Corporate CEOs Demand that they be Tipped Off When a Whistleblower Reports their Crimes from New Economic Perspectives (2014). While Stevens’ RICO case against Boston Scientific isn’t technically a whistleblower case, the information she was wishing to preserve is in the spirit of a whistleblower.    I guess we should be thankful that she’s not a government employee, where they’d like whistleblowers to register, like sex offenders.

Shredding documents

Inconsistent & contradictory language to action demonstrates tactics from The Sociopathic Business Model™

Boston Scientific felt ambushed by the plaintiff’s motion for an expedited hearing on the preliminary injunction because they filed without notice to the company.  Ummm lemme get this straight, Boston Scientific wanted a heads up, so they could possibly wipe away evidence before they were made to hand over evidence about the accusations of smuggling counterfeit plastic back into the country for the production of their mesh?  Yes, that’s inconsistent & contradictory to the way lawsuits work.  Oh, and it’s important to note that Chevron Phillips, a resin manufacturer, previously sold to Boston Scientific, but decided in 2011 to stop selling to them.

Inconsistent & contradictory language to action demonstrates tactics from The Sociopathic Business Model™

The Honorable (?) Judge Goodwin, decided to deny the plaintiff’s motion noting they failed in their effort  to ambush Boston Scientific. What the ever-loving fuck? So, trying to prevent a potential crime gets struck down and viewed  as an “extraordinary remedy involving the exercise of very far-reaching power,” because the court would just rather smack a few hands after they’ve destroyed evidence like in the similar Johnson & Johnson mesh cases?  Innocent until proven guilty doesn’t me the courts shouldn’t look at the evidence and make the best decisions based on facts. Boston Scientific is accused of smuggling product into the country illegally and implanting into women.

This is also the same Boston Scientific that just invested $40 million into a new medical device startup NxThera, where the COO, Patrick (Pat) Fabian, was arrested, federally indicted on 18 counts of fraud, and currently awaiting trial, for his actions at my former company Johnson & Johnson’s Ethicon’s Acclarent. NxThera opted to take Mr. Fabian off the company website when questioned about funding fraud but did not remove him from the company. THIS is what Boston Scientific is funding.  Pay attention Judge Goodwin because right now you’re part of the problem, not the solution!

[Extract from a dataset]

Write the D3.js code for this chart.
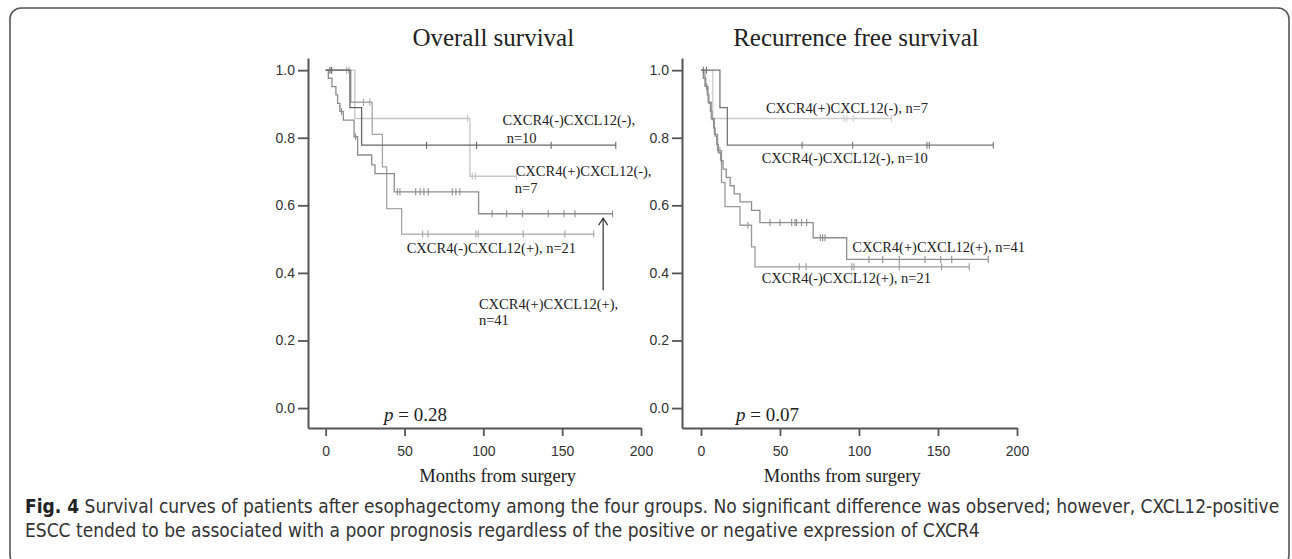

Coming Soon: Part II Understanding The Supply Chain

The resin manufacturer, compounder, and molder were also named in the lawsuit and not just Boston Scientific the company responsible for selling the implant to the hospital which the surgeon implants into the patient.  The FDA was not named as a defendant.

*The information above is not meant as legal advice but to provide facts about the industry as a means to help protect employees, consumers, patients, shareholders and taxpayers make informed decisions.